AA included a complex data type to represent complex numbers, partly because of pressure from the electrical engineering department, as complex numbers are used to represent the behavior of alternating current. The imaginary unit square root of -1 was represented by i, which was treated as a fixed complex constant = i.

The complex data type was dropped when Atlas Autocode later evolved into the language Edinburgh IMP. IMP was an extension of AA and was used to write the Edinburgh Multiple Access System (EMAS) operating system.

In addition to being notable as the progenitor of IMP and EMAS, AA is noted for having had many of the features of the original Compiler Compiler. A variant of the AA compiler included run-time support for a top-down recursive descent parser. The style of parser used in the Compiler Compiler was in use continuously at Edinburgh from the 60's until almost the year 2000.

Other Autocodes were developed for the Titan computer, a prototype Atlas 2 at Cambridge, and the Ferranti Mercury.

==Syntax==
Atlas Autocode's syntax was largely similar to ALGOL, though it was influenced by the output device which the author had available, a Friden Flexowriter. Thus, it allowed symbols like ½ for .5 and the superscript ^{2} for to the power of 2. The Flexowriter supported overstriking and thus, AA did also: up to three characters could be overstruck as a single symbol. For example, the character set had no ↑ symbol, so exponentiation was an overstrike of | and *. The aforementioned underlining of reserved words (keywords) could also be done using overstriking.

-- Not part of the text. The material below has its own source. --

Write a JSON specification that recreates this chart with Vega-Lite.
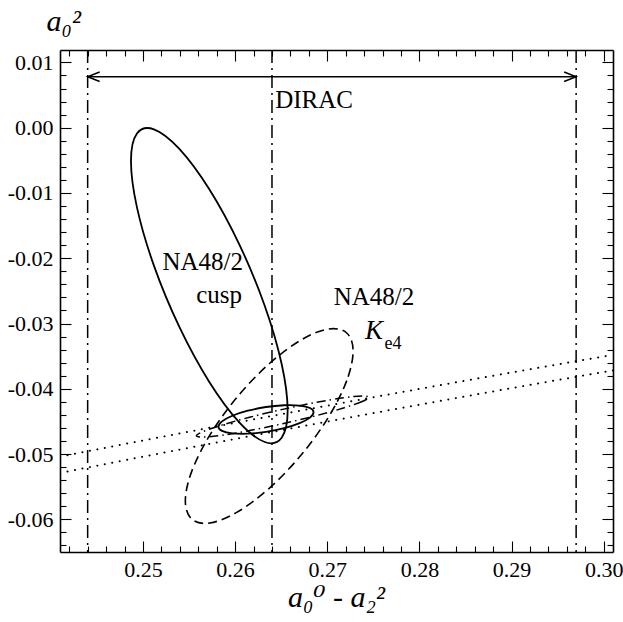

The language is described in detail in the Atlas Autocode Reference Manual.

Other Flexowriter characters that were found a use in AA were: α in floating-point numbers, e.g., 3.56α-7 for modern 3.56e-7 ; β to mean the second half of a 48-bit Atlas memory word; π for the mathematical constant pi.

When AA was ported to the English Electric KDF9 computer, the character set was changed to International Organization for Standardization (ISO). That compiler has been recovered from an old paper tape by the Edinburgh Computer History Project and is available online, as is a high-quality scan of the original Edinburgh version of the Atlas Autocode manual.

Keywords in AA were distinguishable from other text by being underlined, which was implemented via overstrike in the Flexowriter (compare to bold in ALGOL). There were also two stropping regimes. First, there was an "uppercasedelimiters" mode where all uppercase letters (outside strings) were treated as underlined lowercase. Second, in some versions (but not in the original Atlas version), it was possible to strop keywords by placing a "%" sign in front of them, for example the keyword endofprogramme could be typed as %end %of %programme or %endofprogramme. This significantly reduced typing, due to only needing one character, rather than overstriking the whole keyword. As in ALGOL, there were no reserved words in the language as keywords were identified by underlining (or stropping), not by recognising reserved character sequences. In the statement if token=if then result = token, there is both a keyword if and a variable named if.

As in ALGOL, AA allowed spaces in variable names, such as integer previous value. Spaces were not significant and were removed before parsing in a trivial pre-lexing stage called "line reconstruction". What the compiler would see in the above example would be "iftoken=ifthenresult=token". Spaces were possible due partly to keywords being distinguished in other ways, and partly because the source was processed by scannerless parsing, without a separate lexing phase, which allowed the lexical syntax to be context-sensitive.

The syntax for expressions let the multiplication operator be omitted, e.g., 3a was treated as 3*a, and a(i+j) was treated as a*(i+j) if a was not an array. In ambiguous uses, the longest possible name was taken (maximal munch), for example ab was not treated as a*b, whether or not a and b had been declared.